In February 2014, Doucet, now 36, a former mortgage business owner who was forced to file for bankruptcy and later switched careers to go to law school, created a dedicated pro bono position at his firm. The job focused primarily on eviction cases, and The Legal Aid Society of Columbus soon started sending referrals.
Jonathan Layman, 31, came on board in the pro bono attorney position last July. He has since helped 50 or more clients, not counting those he counsels by phone. “Otherwise, they’re left just talking to friends and family or looking at things they found on the Internet,” he says.

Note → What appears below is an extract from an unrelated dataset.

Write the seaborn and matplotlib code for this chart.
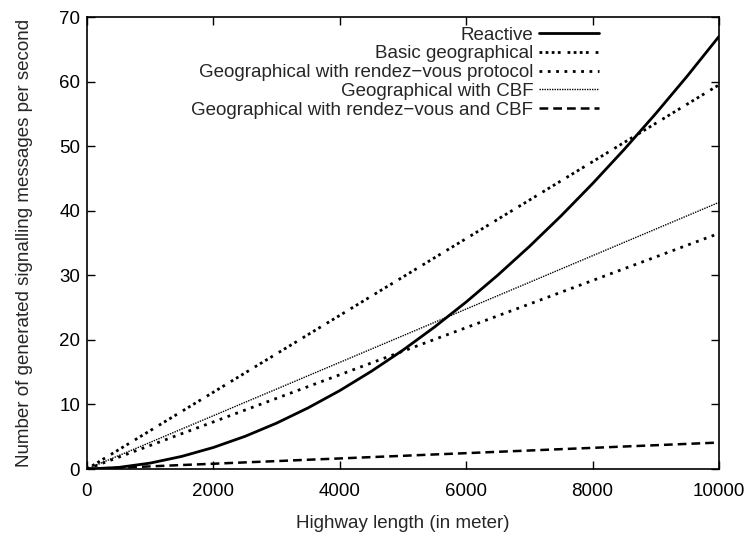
import matplotlib
matplotlib.use("Agg")
import matplotlib.pyplot as plt
import seaborn as sns
import pandas as pd

sns.set_theme(style="ticks")
plt.rcParams['font.family'] = ['Liberation Sans', 'DejaVu Sans']

length = [0, 500, 1000, 1500, 2000, 2500, 3000, 3500, 4000, 4500, 5000,
          5500, 6000, 6500, 7000, 7500, 8000, 8500, 9000, 9500, 10000]
reactive = [0, 0.25, 0.92, 1.96, 3.34, 5.06, 7.11, 9.48, 12.15, 15.14, 18.42,
            22.0, 25.87, 30.03, 34.47, 39.2, 44.21, 49.5, 55.06, 60.89, 67.0]
basic_geo = [0, 2.98, 5.95, 8.93, 11.9, 14.88, 17.85, 20.83, 23.8, 26.78, 29.75,
             32.73, 35.7, 38.68, 41.65, 44.63, 47.6, 50.58, 53.55, 56.53, 59.5]
geo_rdv = [0, 1.83, 3.65, 5.48, 7.3, 9.13, 10.95, 12.78, 14.6, 16.43, 18.25,
           20.08, 21.9, 23.73, 25.55, 27.38, 29.2, 31.03, 32.85, 34.68, 36.5]
geo_cbf = [0, 2.07, 4.13, 6.2, 8.26, 10.33, 12.39, 14.46, 16.52, 18.59, 20.65,
           22.72, 24.78, 26.85, 28.91, 30.98, 33.04, 35.11, 37.17, 39.24, 41.3]
geo_rdv_cbf = [0, 0.21, 0.41, 0.62, 0.82, 1.03, 1.23, 1.44, 1.64, 1.85, 2.05,
               2.26, 2.46, 2.67, 2.87, 3.08, 3.28, 3.49, 3.69, 3.9, 4.1]

series_names = ["Reactive", "Basic geographical", "Geographical with rendez\u2212vous protocol",
                "Geographical with CBF", "Geographical with rendez\u2212vous and CBF"]
series_values = [reactive, basic_geo, geo_rdv, geo_cbf, geo_rdv_cbf]
styles = [
    dict(linestyle="-", linewidth=2.0),
    dict(linestyle=(0, (1, 1.2, 1, 1.2, 1, 1.2, 1, 2.5)), linewidth=2.0),
    dict(linestyle=(0, (1, 2)), linewidth=2.0),
    dict(linestyle=(0, (1, 0.8)), linewidth=1.0),
    dict(linestyle=(0, (3.5, 2)), linewidth=1.8),
]

fs = 13.5
fig = plt.figure(figsize=(7.51, 5.33), dpi=100)
ax = fig.add_axes([0.1158, 0.120, 0.9574 - 0.1158, 0.968 - 0.120])

for name, vals, st in zip(series_names, series_values, styles):
    df = pd.DataFrame({"x": length, "y": vals})
    sns.lineplot(data=df, x="x", y="y", ax=ax, color="black", label=name, **st)

ax.set_xlim(0, 10000)
ax.set_ylim(0, 70)
ax.set_xticks(range(0, 10001, 2000))
ax.set_yticks(range(0, 71, 10))
ax.tick_params(direction="in", top=True, right=True, length=6, width=1, labelsize=fs, colors="black")
ax.tick_params(axis="x", pad=10)
ax.tick_params(axis="y", pad=5)
for s in ax.spines.values():
    s.set_color("black")
    s.set_linewidth(1.2)
ax.set_xlabel("Highway length (in meter)", fontsize=fs, labelpad=11)
ax.set_ylabel("Number of generated signalling messages per second", fontsize=fs, labelpad=19)

leg = ax.legend(loc="upper right", bbox_to_anchor=(0.825, 1.0), frameon=False,
                markerfirst=False, fontsize=fs, handlelength=3.2, labelspacing=0.09,
                handletextpad=0.3, borderaxespad=0.2, borderpad=0.3)

fig.savefig("out.png", dpi=100)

A few months ago, Layman represented a man suffering from mental illness who faced eviction after his landlord accused him of engaging in criminal activity. “His behavior was odd. He would do things like wander around in the parking lot [of the apartment complex] without his shirt on at night,” Layman says. “But he was a very, very nice person and he was not harming anyone. He was not trying to create a disturbance; all he wanted to do was to live there peacefully. And they wanted to evict him because basically he didn’t fit in.” The case went to trial and Layman won.

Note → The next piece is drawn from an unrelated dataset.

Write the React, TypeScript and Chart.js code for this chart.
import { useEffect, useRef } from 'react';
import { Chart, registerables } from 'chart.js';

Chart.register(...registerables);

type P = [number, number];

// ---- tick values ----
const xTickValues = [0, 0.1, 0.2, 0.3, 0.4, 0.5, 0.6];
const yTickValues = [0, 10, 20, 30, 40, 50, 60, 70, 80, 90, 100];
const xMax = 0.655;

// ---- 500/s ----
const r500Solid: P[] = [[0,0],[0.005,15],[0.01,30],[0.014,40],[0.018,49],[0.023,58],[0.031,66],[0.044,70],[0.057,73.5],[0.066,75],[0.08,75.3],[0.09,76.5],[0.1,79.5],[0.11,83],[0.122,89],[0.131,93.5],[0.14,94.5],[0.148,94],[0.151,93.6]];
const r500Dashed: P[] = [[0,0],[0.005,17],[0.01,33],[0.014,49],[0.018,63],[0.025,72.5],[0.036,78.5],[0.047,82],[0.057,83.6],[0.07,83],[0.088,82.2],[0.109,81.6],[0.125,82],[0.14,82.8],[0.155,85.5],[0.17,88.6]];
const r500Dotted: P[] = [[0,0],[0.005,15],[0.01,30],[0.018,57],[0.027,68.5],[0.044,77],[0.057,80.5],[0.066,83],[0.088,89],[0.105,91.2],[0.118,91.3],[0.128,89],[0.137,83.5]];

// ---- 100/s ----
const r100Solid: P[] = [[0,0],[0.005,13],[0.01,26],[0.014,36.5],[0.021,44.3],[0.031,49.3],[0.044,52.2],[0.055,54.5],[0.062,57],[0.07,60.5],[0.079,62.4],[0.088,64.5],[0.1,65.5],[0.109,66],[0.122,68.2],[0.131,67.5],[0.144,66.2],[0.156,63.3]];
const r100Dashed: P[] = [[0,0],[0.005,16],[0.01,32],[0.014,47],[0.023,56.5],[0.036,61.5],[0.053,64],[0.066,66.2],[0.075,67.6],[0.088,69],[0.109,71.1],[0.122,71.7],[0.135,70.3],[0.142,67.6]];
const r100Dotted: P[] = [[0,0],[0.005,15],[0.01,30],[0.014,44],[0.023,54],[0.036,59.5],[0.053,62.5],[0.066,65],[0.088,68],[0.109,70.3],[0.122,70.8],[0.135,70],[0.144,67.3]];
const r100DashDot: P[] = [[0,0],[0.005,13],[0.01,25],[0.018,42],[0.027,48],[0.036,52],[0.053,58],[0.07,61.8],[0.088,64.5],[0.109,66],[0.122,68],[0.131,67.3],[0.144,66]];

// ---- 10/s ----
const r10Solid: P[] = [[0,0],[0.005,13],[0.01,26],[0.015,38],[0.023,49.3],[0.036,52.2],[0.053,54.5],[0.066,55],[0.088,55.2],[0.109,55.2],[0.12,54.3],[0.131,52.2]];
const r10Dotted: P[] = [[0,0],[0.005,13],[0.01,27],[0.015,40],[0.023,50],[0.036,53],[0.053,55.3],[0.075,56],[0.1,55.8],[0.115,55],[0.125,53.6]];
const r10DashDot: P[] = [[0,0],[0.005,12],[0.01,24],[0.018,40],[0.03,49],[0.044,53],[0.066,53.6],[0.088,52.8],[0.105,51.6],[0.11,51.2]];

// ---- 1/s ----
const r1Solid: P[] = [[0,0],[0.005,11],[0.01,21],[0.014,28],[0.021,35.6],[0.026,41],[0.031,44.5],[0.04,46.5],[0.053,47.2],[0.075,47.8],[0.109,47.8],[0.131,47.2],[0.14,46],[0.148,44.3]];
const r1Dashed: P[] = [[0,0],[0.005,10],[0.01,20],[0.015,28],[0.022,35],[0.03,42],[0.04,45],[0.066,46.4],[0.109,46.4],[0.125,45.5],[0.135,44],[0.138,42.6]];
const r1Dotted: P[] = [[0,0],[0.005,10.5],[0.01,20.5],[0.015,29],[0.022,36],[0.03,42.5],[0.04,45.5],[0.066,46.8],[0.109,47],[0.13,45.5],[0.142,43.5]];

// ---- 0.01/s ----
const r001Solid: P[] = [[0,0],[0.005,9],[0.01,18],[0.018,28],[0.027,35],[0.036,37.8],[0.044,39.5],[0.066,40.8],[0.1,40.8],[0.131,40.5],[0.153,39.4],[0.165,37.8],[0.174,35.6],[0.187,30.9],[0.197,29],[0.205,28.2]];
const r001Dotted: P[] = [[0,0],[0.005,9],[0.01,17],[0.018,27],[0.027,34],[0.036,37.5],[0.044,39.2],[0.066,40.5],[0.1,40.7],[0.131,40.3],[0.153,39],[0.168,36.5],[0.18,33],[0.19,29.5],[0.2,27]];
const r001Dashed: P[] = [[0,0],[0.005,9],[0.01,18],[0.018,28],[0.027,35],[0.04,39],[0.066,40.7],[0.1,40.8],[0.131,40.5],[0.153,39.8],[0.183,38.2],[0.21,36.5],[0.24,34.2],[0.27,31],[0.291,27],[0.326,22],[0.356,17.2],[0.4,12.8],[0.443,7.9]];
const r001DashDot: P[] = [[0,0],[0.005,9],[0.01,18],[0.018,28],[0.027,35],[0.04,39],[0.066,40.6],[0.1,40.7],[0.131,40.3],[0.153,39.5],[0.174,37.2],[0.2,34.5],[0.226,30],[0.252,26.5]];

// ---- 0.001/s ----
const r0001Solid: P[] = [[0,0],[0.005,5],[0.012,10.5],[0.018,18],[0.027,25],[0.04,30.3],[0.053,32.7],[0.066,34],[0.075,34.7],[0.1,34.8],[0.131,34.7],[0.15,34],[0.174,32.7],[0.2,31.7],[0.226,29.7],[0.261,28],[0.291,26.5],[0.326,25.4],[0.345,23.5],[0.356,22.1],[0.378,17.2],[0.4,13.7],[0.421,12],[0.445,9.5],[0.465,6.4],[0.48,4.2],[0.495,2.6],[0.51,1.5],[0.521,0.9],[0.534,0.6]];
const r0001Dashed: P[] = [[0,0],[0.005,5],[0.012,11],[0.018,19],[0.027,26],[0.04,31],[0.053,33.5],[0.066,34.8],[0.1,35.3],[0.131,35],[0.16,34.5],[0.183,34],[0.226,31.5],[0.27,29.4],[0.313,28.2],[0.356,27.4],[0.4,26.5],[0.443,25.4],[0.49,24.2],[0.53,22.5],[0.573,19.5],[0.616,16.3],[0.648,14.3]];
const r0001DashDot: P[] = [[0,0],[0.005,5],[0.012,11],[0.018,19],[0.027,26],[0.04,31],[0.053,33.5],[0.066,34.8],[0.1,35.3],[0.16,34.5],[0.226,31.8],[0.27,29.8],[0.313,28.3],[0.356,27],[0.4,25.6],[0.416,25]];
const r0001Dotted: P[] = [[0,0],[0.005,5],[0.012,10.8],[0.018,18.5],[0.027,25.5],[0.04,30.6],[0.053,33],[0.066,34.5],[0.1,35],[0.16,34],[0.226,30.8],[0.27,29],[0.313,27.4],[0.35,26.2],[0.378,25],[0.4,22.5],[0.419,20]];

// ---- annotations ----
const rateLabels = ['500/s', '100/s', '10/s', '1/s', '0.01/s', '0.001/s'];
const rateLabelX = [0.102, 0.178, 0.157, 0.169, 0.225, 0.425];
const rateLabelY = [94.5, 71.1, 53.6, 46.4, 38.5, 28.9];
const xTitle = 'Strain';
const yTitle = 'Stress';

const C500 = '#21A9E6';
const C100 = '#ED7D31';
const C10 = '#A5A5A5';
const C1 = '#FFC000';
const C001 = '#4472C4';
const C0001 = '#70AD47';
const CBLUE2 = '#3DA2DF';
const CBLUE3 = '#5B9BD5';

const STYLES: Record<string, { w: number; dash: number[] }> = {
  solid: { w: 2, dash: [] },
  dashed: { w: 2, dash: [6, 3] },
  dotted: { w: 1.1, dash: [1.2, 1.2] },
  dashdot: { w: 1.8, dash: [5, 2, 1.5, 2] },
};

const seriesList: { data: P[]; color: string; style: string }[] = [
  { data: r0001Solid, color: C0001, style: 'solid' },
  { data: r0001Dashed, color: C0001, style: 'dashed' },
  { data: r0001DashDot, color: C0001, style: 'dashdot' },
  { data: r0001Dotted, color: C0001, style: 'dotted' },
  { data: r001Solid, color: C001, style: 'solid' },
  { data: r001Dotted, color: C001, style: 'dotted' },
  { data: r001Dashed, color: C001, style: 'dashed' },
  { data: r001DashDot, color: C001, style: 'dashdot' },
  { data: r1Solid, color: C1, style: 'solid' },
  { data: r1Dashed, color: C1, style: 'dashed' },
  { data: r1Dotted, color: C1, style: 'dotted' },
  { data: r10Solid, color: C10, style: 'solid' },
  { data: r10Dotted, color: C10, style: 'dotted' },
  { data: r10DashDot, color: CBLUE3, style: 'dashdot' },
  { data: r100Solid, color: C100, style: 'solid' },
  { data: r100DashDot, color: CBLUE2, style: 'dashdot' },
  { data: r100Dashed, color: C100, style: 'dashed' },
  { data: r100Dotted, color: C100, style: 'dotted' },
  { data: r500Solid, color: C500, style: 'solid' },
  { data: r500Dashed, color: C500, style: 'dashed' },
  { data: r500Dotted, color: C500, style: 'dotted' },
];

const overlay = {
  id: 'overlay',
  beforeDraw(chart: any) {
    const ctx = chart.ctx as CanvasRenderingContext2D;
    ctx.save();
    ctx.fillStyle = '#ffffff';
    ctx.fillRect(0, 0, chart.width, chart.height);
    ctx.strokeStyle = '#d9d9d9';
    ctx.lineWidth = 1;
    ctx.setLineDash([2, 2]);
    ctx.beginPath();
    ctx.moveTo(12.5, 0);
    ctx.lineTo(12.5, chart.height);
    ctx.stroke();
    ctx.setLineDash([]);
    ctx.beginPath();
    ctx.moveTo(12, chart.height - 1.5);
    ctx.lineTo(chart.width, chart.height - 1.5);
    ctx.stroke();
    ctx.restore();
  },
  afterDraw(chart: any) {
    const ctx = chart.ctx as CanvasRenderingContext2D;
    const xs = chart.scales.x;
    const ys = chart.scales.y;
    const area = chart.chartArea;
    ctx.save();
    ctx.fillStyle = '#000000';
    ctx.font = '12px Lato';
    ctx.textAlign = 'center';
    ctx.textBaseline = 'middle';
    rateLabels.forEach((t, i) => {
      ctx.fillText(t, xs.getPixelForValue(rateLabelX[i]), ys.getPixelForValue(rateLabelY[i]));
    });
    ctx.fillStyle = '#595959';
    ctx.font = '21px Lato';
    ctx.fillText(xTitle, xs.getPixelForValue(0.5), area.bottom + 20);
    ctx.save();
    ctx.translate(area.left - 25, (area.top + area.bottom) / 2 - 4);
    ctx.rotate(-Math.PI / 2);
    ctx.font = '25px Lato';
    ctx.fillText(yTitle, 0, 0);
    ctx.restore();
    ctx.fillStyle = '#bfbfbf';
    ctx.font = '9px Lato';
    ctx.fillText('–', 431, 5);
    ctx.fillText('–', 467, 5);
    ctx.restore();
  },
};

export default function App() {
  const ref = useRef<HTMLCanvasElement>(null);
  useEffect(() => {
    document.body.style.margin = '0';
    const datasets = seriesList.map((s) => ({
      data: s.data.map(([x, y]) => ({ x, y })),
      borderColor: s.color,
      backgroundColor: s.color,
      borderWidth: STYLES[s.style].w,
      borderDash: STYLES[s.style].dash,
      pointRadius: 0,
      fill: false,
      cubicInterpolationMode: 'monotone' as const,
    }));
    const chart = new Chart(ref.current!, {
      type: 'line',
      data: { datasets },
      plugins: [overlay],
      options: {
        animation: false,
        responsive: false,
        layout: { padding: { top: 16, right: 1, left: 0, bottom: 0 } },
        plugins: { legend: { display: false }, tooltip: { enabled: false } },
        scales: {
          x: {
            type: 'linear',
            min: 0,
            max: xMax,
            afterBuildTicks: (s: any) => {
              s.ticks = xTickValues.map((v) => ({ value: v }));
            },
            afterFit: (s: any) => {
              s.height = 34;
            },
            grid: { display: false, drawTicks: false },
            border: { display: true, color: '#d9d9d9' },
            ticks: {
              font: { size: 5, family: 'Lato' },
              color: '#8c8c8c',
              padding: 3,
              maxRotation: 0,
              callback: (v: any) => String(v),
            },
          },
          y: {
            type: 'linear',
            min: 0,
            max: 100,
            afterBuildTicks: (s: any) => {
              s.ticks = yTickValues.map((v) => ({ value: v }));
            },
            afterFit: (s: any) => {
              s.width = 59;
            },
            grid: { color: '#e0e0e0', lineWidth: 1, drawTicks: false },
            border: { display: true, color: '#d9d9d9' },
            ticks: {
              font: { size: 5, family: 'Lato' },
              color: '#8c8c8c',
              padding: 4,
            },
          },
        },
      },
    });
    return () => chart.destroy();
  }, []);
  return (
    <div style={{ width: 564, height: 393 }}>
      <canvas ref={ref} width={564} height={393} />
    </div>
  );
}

In another matter, a young couple with a newborn complained to their landlord about bedbugs. When the apartment owner refused to pay for extermination services, the family moved out, and the landlord sued for unpaid rent. Layman quickly filed a counterclaim, and opposing counsel ultimately dismissed the case. Without Layman’s help, the couple would have been responsible for $1,500 in back rent, an impossibility given their minimum wage jobs—circumstances they share with many of the firm’s pro bono clients, some of whom earn only $700 or $800 a month.
“It’s been extremely rewarding for me,” says Layman, who handled debt collection and eviction cases for creditors at a firm, during and after law school, before coming to Doucet & Associates. “There’s absolutely nothing wrong with representing creditors … but I found that I just wasn’t really happy doing it. It’s tremendously better for me personally representing people that I can sympathize with and care about on a personal level.”
The firm’s free and reduced-fee services aren’t limited to the pro bono work Layman offers. In 2014, Doucet wrote off nearly $1 million in client debt so as not to compound often already-dire financial situations. “My perspective is I try to charge fair amounts to clients and try to pay my staff and myself fairly,” Doucet says. “It’s about what I can do, not about how much I’m giving up.”
This year, he plans to start offering free living wills and other end-of-life documents to clients. “We can all make a fair living, and we don’t need to squeeze every ounce of juice out of the orange,” Doucet says. “We have a tremendous ability to do good. There are few professions on the planet that allow or enable one person to effect so much change.”